A German shepherd is generally a good choice for a dog if you’re looking for a hound that is:

  • Affectionate with its family
  • Incredibly kid-friendly
  • Very easy to train
  • Smart and intelligent
  • Handsome, regal, and well-built
  • Very eager
  • Loyal and faithful
  • Obedient and protective
  • Fearless, hardworking, and strong-willed

While these characteristics can easily make a German shepherd the perfect choice for many dog-lovers, they are not ideal for someone who:

  • Doesn’t know how to be the leader of the pack
  • Doesn’t have the time to train the dog
  • Cannot spend at least 30 minutes of exercise every day with their dog
  • Cannot devote at least 15 minutes of quality one-on-one bonding time with their dog
  • Doesn’t like to brush and bathe their dog regularly and frequently especially during spring and fall
  • Doesn’t like the idea of having plenty of loose hair on the carpet, furniture, and other items in the house
  • Lives in very hot temperatures since the double-coat nature of GSDs can lead to overheating

german shepherd


The modern German Shepherd has its humble beginnings from 6 different breeds of European sheep herding dogs. These included the Italian Bergamasco Shepherd, the Lupino del Gigante, the Cane de Pastore della Lessinia e del Lagorai, the Cane Paratore, the Pastore d’Oropa, and the French Berger Picard. By the middle of the 19th century, attempts were already made to standardize the different breeds. From these efforts came the characteristics that are desired from a sheep herding dog: intelligence, keen sense of smell, strength, and speed.
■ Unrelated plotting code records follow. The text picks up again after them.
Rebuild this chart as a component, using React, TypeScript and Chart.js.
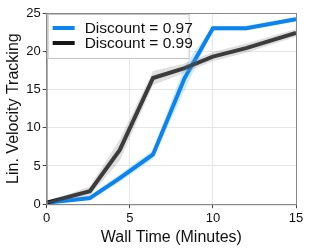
import React, { useEffect, useRef } from "react";
import { Chart, registerables } from "chart.js";

Chart.register(...registerables);

const times = [0, 2.6, 4.4, 6.4, 8.3, 10, 12, 15];
const blueMean = [0.2, 0.8, 3.4, 6.5, 16.5, 23.0, 23.0, 24.2];
const blueStd = [0.1, 0.3, 0.5, 0.6, 1.6, 0.3, 0.3, 0.3];
const blackMean = [0.2, 1.7, 7.1, 16.5, 17.8, 19.3, 20.4, 22.4];
const blackStd = [0.1, 0.6, 1.4, 0.9, 0.6, 0.6, 0.6, 0.5];
const xTicks = [0, 5, 10, 15];
const yTicks = [0, 5, 10, 15, 20, 25];
const labels = ["Discount = 0.97", "Discount = 0.99"];

const BLUE = "#0a84f0";
const BLACK = "#161616";
const FONT = "'Liberation Sans', Arial, sans-serif";

const pts = (m: number[], s: number[], k: number) =>
  times.map((t, i) => ({ x: t, y: m[i] + k * s[i] }));

export default function App() {
  const ref = useRef<HTMLCanvasElement | null>(null);
  useEffect(() => {
    document.body.style.margin = "0";
    const boxPlugin = {
      id: "boxAndLegend",
      afterDraw(chart: any) {
        const { ctx, chartArea: a } = chart;
        ctx.save();
        ctx.strokeStyle = "#888";
        ctx.lineWidth = 1;
        ctx.strokeRect(a.left + 0.5, a.top + 0.5, a.right - a.left, a.bottom - a.top);
        // legend
        const x0 = a.left + 1, y0 = a.top + 1;
        const w = 141, h = 44;
        ctx.fillStyle = "rgba(255,255,255,0.9)";
        ctx.fillRect(x0, y0, w, h);
        ctx.strokeStyle = "#c4c4c4";
        ctx.strokeRect(x0 + 0.5, y0 + 0.5, w, h);
        const cols = [BLUE, BLACK];
        ctx.font = `15.5px ${FONT}`;
        ctx.textBaseline = "middle";
        labels.forEach((l, i) => {
          const y = y0 + 14 + i * 15;
          ctx.strokeStyle = cols[i];
          ctx.lineWidth = 4;
          ctx.beginPath();
          ctx.moveTo(x0 + 5, y);
          ctx.lineTo(x0 + 27, y);
          ctx.stroke();
          ctx.fillStyle = "#111";
          ctx.fillText(l, x0 + 37, y + 1);
        });
        ctx.restore();
      },
    };
    const chart = new Chart(ref.current!, {
      type: "scatter",
      data: {
        datasets: [
          { data: pts(blackMean, blackStd, -1), showLine: true, borderWidth: 0, pointRadius: 0, borderColor: "transparent" },
          { data: pts(blackMean, blackStd, 1), showLine: true, borderWidth: 0, pointRadius: 0, borderColor: "transparent", fill: "-1", backgroundColor: "rgba(150,150,150,0.3)" },
          { data: pts(blueMean, blueStd, -1), showLine: true, borderWidth: 0, pointRadius: 0, borderColor: "transparent" },
          { data: pts(blueMean, blueStd, 1), showLine: true, borderWidth: 0, pointRadius: 0, borderColor: "transparent", fill: "-1", backgroundColor: "rgba(10,132,240,0.18)" },
          { data: pts(blackMean, blackStd, 0), showLine: true, borderWidth: 4, pointRadius: 0, borderColor: BLACK },
          { data: pts(blueMean, blueStd, 0), showLine: true, borderWidth: 4, pointRadius: 0, borderColor: BLUE },
        ],
      },
      options: {
        animation: false,
        responsive: false,
        layout: { padding: { top: 13, right: 16, left: 0, bottom: 0 } },
        plugins: { legend: { display: false }, tooltip: { enabled: false } },
        scales: {
          x: {
            type: "linear",
            min: 0,
            max: 15,
            afterBuildTicks: (s: any) => { s.ticks = xTicks.map((v) => ({ value: v })); },
            grid: { color: "#e6e6e6", tickColor: "#444", tickLength: 4 },
            border: { color: "#888" },
            ticks: { color: "#111", font: { family: FONT, size: 13 }, padding: 2 },
            title: { display: true, text: "Wall Time (Minutes)", color: "#111", font: { family: FONT, size: 16 }, padding: { top: 0, bottom: 2 } },
          },
          y: {
            min: 0,
            max: 25,
            afterBuildTicks: (s: any) => { s.ticks = yTicks.map((v) => ({ value: v })); },
            grid: { color: "#e6e6e6", tickColor: "#444", tickLength: 4 },
            border: { color: "#888" },
            ticks: { color: "#111", font: { family: FONT, size: 13 }, padding: 2 },
            title: { display: true, text: "Lin. Velocity Tracking", color: "#111", font: { family: FONT, size: 16 }, padding: { bottom: 1 } },
          },
        },
      },
      plugins: [boxPlugin],
    });
    return () => chart.destroy();
  }, []);
  return (
    <div style={{ position: "absolute", left: 0, top: 0, width: 312, height: 249 }}>
      <canvas ref={ref} width={312} height={249} style={{ width: 312, height: 249 }} />
    </div>
  );
}
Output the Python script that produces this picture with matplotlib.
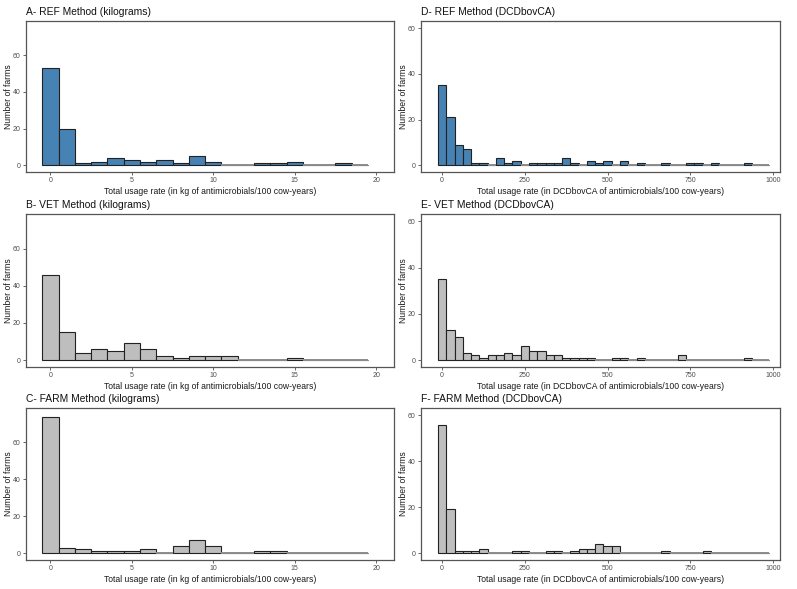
import matplotlib
matplotlib.use("Agg")
import matplotlib.pyplot as plt
import numpy as np

plt.rcParams["font.family"] = ["Liberation Sans", "DejaVu Sans"]

# counts per 1 kg bin (bins centred at 0..19)
kg_centers = np.arange(0, 20)
ref_kg = [53, 20, 1, 2, 4, 3, 2, 3, 1, 5, 2, 0, 0, 1, 1, 2, 0, 0, 1, 0]
vet_kg = [46, 15, 4, 6, 5, 9, 6, 2, 1, 2, 2, 2, 0, 0, 0, 1, 0, 0, 0, 0]
farm_kg = [74, 3, 2, 1, 1, 1, 2, 0, 4, 7, 4, 0, 0, 1, 1, 0, 0, 0, 0, 0]

# counts per 25 DCDbovCA bin (bins centred at 0, 25, ..., 975)
dcd_centers = np.arange(0, 1000, 25)
ref_dcd = [35, 21, 9, 7, 1, 1, 0, 3, 1, 2, 0, 1, 1, 1, 1, 3, 1, 0, 2, 1,
           2, 0, 2, 0, 1, 0, 0, 1, 0, 0, 1, 1, 0, 1, 0, 0, 0, 1, 0, 0]
vet_dcd = [35, 13, 10, 3, 2, 1, 2, 2, 3, 2, 6, 4, 4, 2, 2, 1, 1, 1, 1, 0,
           0, 1, 1, 0, 1, 0, 0, 0, 0, 2, 0, 0, 0, 0, 0, 0, 0, 1, 0, 0]
farm_dcd = [56, 19, 1, 1, 1, 2, 0, 0, 0, 1, 1, 0, 0, 1, 1, 0, 1, 2, 2, 4,
            3, 3, 0, 0, 0, 0, 0, 1, 0, 0, 0, 0, 1, 0, 0, 0, 0, 0, 0, 0]

BLUE = "#4682B4"
GREY = "#BEBEBE"

panels = [
    ("A- REF Method (kilograms)", kg_centers, ref_kg, 1, BLUE, "kg"),
    ("B- VET Method (kilograms)", kg_centers, vet_kg, 1, GREY, "kg"),
    ("C- FARM Method (kilograms)", kg_centers, farm_kg, 1, GREY, "kg"),
    ("D- REF Method (DCDbovCA)", dcd_centers, ref_dcd, 25, BLUE, "dcd"),
    ("E- VET Method (DCDbovCA)", dcd_centers, vet_dcd, 25, GREY, "dcd"),
    ("F- FARM Method (DCDbovCA)", dcd_centers, farm_dcd, 25, GREY, "dcd"),
]

W, H = 797, 589
fig = plt.figure(figsize=(W / 100, H / 100), dpi=100)

rows = [(21, 172), (214, 367), (408, 560)]
cols = {"kg": (26, 394), "dcd": (421, 780)}

for i, (title, centers, counts, width, color, kind) in enumerate(panels):
    x0, x1 = cols[kind]
    y0, y1 = rows[i % 3]
    ax = fig.add_axes([x0 / W, 1 - y1 / H, (x1 - x0) / W, (y1 - y0) / H])
    ax.bar(centers, counts, width=width, color=color, edgecolor="#222222",
           linewidth=0.8)
    # zero bins show as a flat grey line in the original
    zero = [c for c, n in zip(centers, counts) if n == 0]
    for c in zero:
        ax.plot([c - width / 2, c + width / 2], [0, 0], color="#8c8c8c",
                lw=1.4, solid_capstyle="butt")

    if kind == "kg":
        ax.set_xlim(-1.5, 21.1)
        ax.set_ylim(-3.7, 78.7)
        ax.set_xticks([0, 5, 10, 15, 20])
        ax.set_xlabel("Total usage rate (in kg of antimicrobials/100 cow-years)",
                      fontsize=6.2, color="#1a1a1a", labelpad=2)
    else:
        ax.set_xlim(-64, 1021)
        ax.set_ylim(-3, 63.2)
        ax.set_xticks([0, 250, 500, 750, 1000])
        ax.set_xlabel("Total usage rate (in DCDbovCA of antimicrobials/100 cow-years)",
                      fontsize=6.2, color="#1a1a1a", labelpad=2)
    ax.set_yticks([0, 20, 40, 60])
    ax.set_ylabel("Number of farms", fontsize=6.2, color="#1a1a1a")
    # y label sits just left of the tick labels
    ax.yaxis.set_label_coords(-13 / (x1 - x0), 0.5)
    ax.tick_params(labelsize=5, labelcolor="#4d4d4d", color="#4d4d4d",
                   length=2.2, width=0.6, pad=1.5)
    for s in ax.spines.values():
        s.set_color("#555555")
        s.set_linewidth(0.9)
    ax.set_title(title, loc="left", fontsize=7.4, color="#111111", pad=4)

fig.savefig("out.png", dpi=100)
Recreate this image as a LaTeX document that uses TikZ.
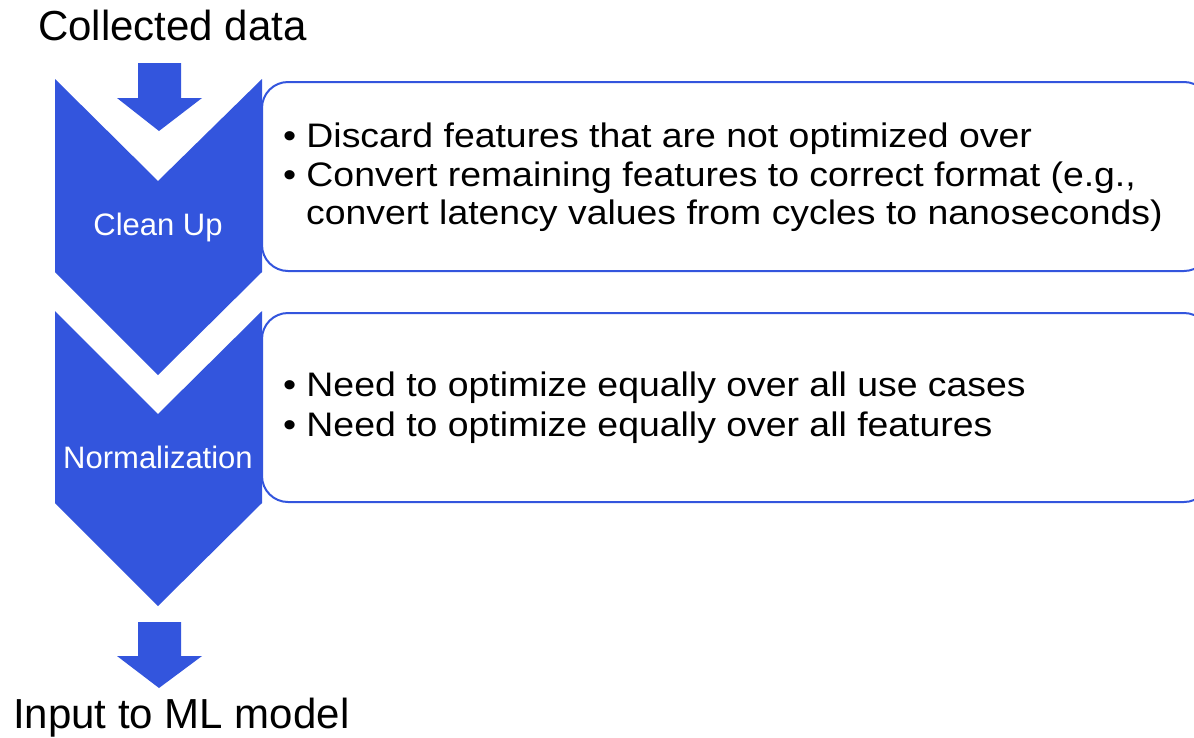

By 1891, the Phylax Society was formed to institutionalize the standards of sheep herding dogs in Germany. While the group did not last, some of its former members persevered in their quest for standardizing the breed that will become the quintessential sheep herder in Germany. One of these ex-members is Max von Stephanitz who firmly believed in the idea that dogs should be specifically bred for working. He admired Germany’s native sheepdogs for their ability, strength, and intelligence, but this did not satisfy him to consider the breed as the ideal working dog.

In 1899, all these changed when von Stephanitz was introduced to Hektor Linksrhein, a sheepdog that is the result of selective breeding that lasted several generations. Hektor’s beauty, intelligence, loyalty, and strength were all that von Stephanitz wanted in the perfect working dog. He bought Hektor from its owner and renamed it Horand von Grafrath. Soon after, von Stephanitz established the Verein fur Deutsche Schaferhunde or the Society for the German Shepherd Dog. This formally introduced the German Shepherd Dog to the world with Horand officially being recognized as the very first German Shepherd.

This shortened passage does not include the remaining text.